── Data excerpt ──
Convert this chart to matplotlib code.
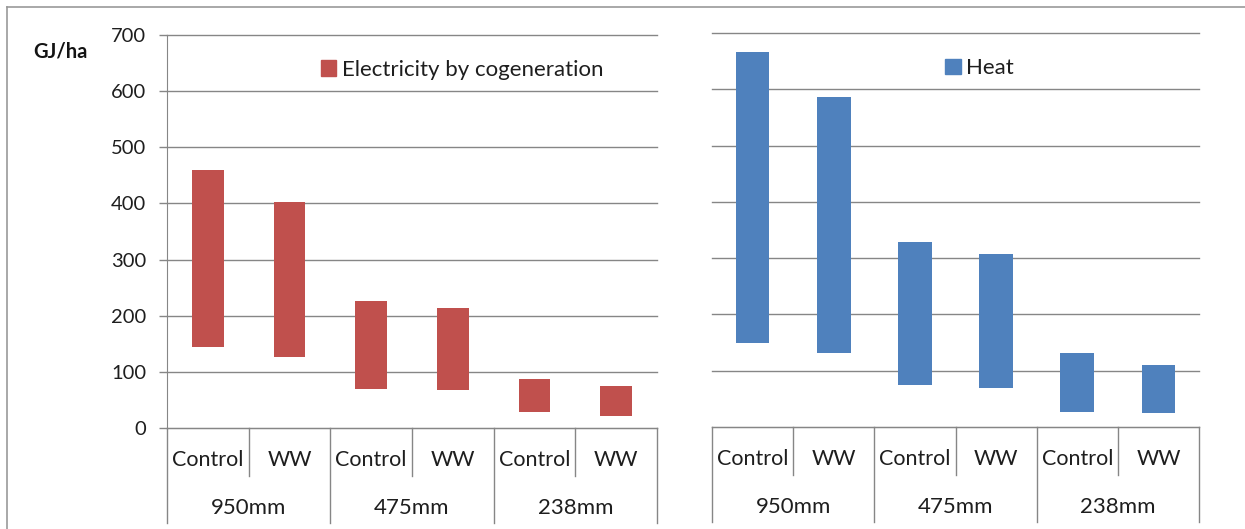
import matplotlib.pyplot as plt
from matplotlib.lines import Line2D
from matplotlib.patches import Patch
import numpy as np

plt.rcParams['font.family'] = ['Lato', 'DejaVu Sans']

treatments = ['Control', 'WW', 'Control', 'WW', 'Control', 'WW']
groups = ['950mm', '475mm', '238mm']

# floating bars: low and high values, GJ/ha
elec_low = [145, 127, 69, 67, 28, 22]
elec_high = [460, 403, 226, 213, 88, 74]
heat_low = [150, 131, 74, 69, 27, 25]
heat_high = [667, 586, 328, 308, 131, 110]

red = '#C0504D'
blue = '#4F81BD'
grey = '#868686'
txt = '#1e1e1e'

fig = plt.figure(figsize=(12.45, 5.29), dpi=100)
ax1 = fig.add_axes([0.1341, 0.1909, 0.3936, 0.7429])
ax2 = fig.add_axes([0.5719, 0.1928, 0.3912, 0.7448])

x = np.arange(len(treatments))


def setup(ax, low, high, color, width, label, leg_x, show_y):
    low = np.array(low)
    high = np.array(high)
    ax.bar(x, high - low, bottom=low, width=width, color=color, zorder=3)
    ax.set_xlim(-0.5, 5.5)
    ax.set_ylim(0, 700)
    ax.set_yticks(range(0, 701, 100))
    ax.yaxis.grid(True, color=grey, linewidth=1.0)
    for gl in ax.get_ygridlines():
        gl.set_clip_on(False)
    ax.set_axisbelow(True)
    ax.set_xticks([])
    for s in ['top', 'right']:
        ax.spines[s].set_visible(False)
    ax.spines['bottom'].set_color(grey)
    ax.spines['left'].set_color(grey)
    if show_y:
        ax.tick_params(axis='y', length=6, width=1.0, color=grey, pad=9,
                       labelsize=14.5, labelcolor=txt)
    else:
        ax.spines['left'].set_visible(False)
        ax.tick_params(axis='y', length=0, labelleft=False)

    tr = ax.get_xaxis_transform()
    for b in [-0.5, 1.5, 3.5, 5.5]:
        ax.plot([b, b], [0, -0.242], transform=tr, color=grey, lw=1.0, clip_on=False)
    for b in [0.5, 2.5, 4.5]:
        ax.plot([b, b], [0, -0.122], transform=tr, color=grey, lw=1.0, clip_on=False)
    for i, t in enumerate(treatments):
        ax.text(i, -0.081, t, transform=tr, ha='center', va='center',
                fontsize=15.5, color=txt)
    for g, name in enumerate(groups):
        ax.text(2 * g + 0.5, -0.204, name, transform=tr, ha='center', va='center',
                fontsize=16, color=txt)

    ax.legend(handles=[Patch(color=color, label=label)], loc='center left',
              bbox_to_anchor=(leg_x, 0.911), frameon=False, fontsize=16,
              borderpad=0, borderaxespad=0, handlelength=0.7, handleheight=0.7,
              handletextpad=0.25, labelcolor=txt)


setup(ax1, elec_low, elec_high, red, 0.385, 'Electricity by cogeneration', 0.314, True)
setup(ax2, heat_low, heat_high, blue, 0.415, 'Heat', 0.479, False)

fig.text(60 / 1245, 1 - 52 / 529, 'GJ/ha', ha='center', va='center',
         fontsize=14.5, fontweight='bold', color='#141414')

# outer frame (top and left edges visible)
fig.add_artist(Line2D([7 / 1245, 1], [1 - 7 / 529, 1 - 7 / 529], color='#999999', lw=1.2))
fig.add_artist(Line2D([7 / 1245, 7 / 1245], [0, 1 - 7 / 529], color='#999999', lw=1.2))

fig.savefig('out.png', dpi=100)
───
## Work to complete
Set down all the data again exactly as above, pictures excluded.

## Result
Convert this chart to matplotlib code.
import matplotlib.pyplot as plt
from matplotlib.lines import Line2D
from matplotlib.patches import Patch
import numpy as np

plt.rcParams['font.family'] = ['Lato', 'DejaVu Sans']

treatments = ['Control', 'WW', 'Control', 'WW', 'Control', 'WW']
groups = ['950mm', '475mm', '238mm']

# floating bars: low and high values, GJ/ha
elec_low = [145, 127, 69, 67, 28, 22]
elec_high = [460, 403, 226, 213, 88, 74]
heat_low = [150, 131, 74, 69, 27, 25]
heat_high = [667, 586, 328, 308, 131, 110]

red = '#C0504D'
blue = '#4F81BD'
grey = '#868686'
txt = '#1e1e1e'

fig = plt.figure(figsize=(12.45, 5.29), dpi=100)
ax1 = fig.add_axes([0.1341, 0.1909, 0.3936, 0.7429])
ax2 = fig.add_axes([0.5719, 0.1928, 0.3912, 0.7448])

x = np.arange(len(treatments))


def setup(ax, low, high, color, width, label, leg_x, show_y):
    low = np.array(low)
    high = np.array(high)
    ax.bar(x, high - low, bottom=low, width=width, color=color, zorder=3)
    ax.set_xlim(-0.5, 5.5)
    ax.set_ylim(0, 700)
    ax.set_yticks(range(0, 701, 100))
    ax.yaxis.grid(True, color=grey, linewidth=1.0)
    for gl in ax.get_ygridlines():
        gl.set_clip_on(False)
    ax.set_axisbelow(True)
    ax.set_xticks([])
    for s in ['top', 'right']:
        ax.spines[s].set_visible(False)
    ax.spines['bottom'].set_color(grey)
    ax.spines['left'].set_color(grey)
    if show_y:
        ax.tick_params(axis='y', length=6, width=1.0, color=grey, pad=9,
                       labelsize=14.5, labelcolor=txt)
    else:
        ax.spines['left'].set_visible(False)
        ax.tick_params(axis='y', length=0, labelleft=False)

    tr = ax.get_xaxis_transform()
    for b in [-0.5, 1.5, 3.5, 5.5]:
        ax.plot([b, b], [0, -0.242], transform=tr, color=grey, lw=1.0, clip_on=False)
    for b in [0.5, 2.5, 4.5]:
        ax.plot([b, b], [0, -0.122], transform=tr, color=grey, lw=1.0, clip_on=False)
    for i, t in enumerate(treatments):
        ax.text(i, -0.081, t, transform=tr, ha='center', va='center',
                fontsize=15.5, color=txt)
    for g, name in enumerate(groups):
        ax.text(2 * g + 0.5, -0.204, name, transform=tr, ha='center', va='center',
                fontsize=16, color=txt)

    ax.legend(handles=[Patch(color=color, label=label)], loc='center left',
              bbox_to_anchor=(leg_x, 0.911), frameon=False, fontsize=16,
              borderpad=0, borderaxespad=0, handlelength=0.7, handleheight=0.7,
              handletextpad=0.25, labelcolor=txt)


setup(ax1, elec_low, elec_high, red, 0.385, 'Electricity by cogeneration', 0.314, True)
setup(ax2, heat_low, heat_high, blue, 0.415, 'Heat', 0.479, False)

fig.text(60 / 1245, 1 - 52 / 529, 'GJ/ha', ha='center', va='center',
         fontsize=14.5, fontweight='bold', color='#141414')

# outer frame (top and left edges visible)
fig.add_artist(Line2D([7 / 1245, 1], [1 - 7 / 529, 1 - 7 / 529], color='#999999', lw=1.2))
fig.add_artist(Line2D([7 / 1245, 7 / 1245], [0, 1 - 7 / 529], color='#999999', lw=1.2))

fig.savefig('out.png', dpi=100)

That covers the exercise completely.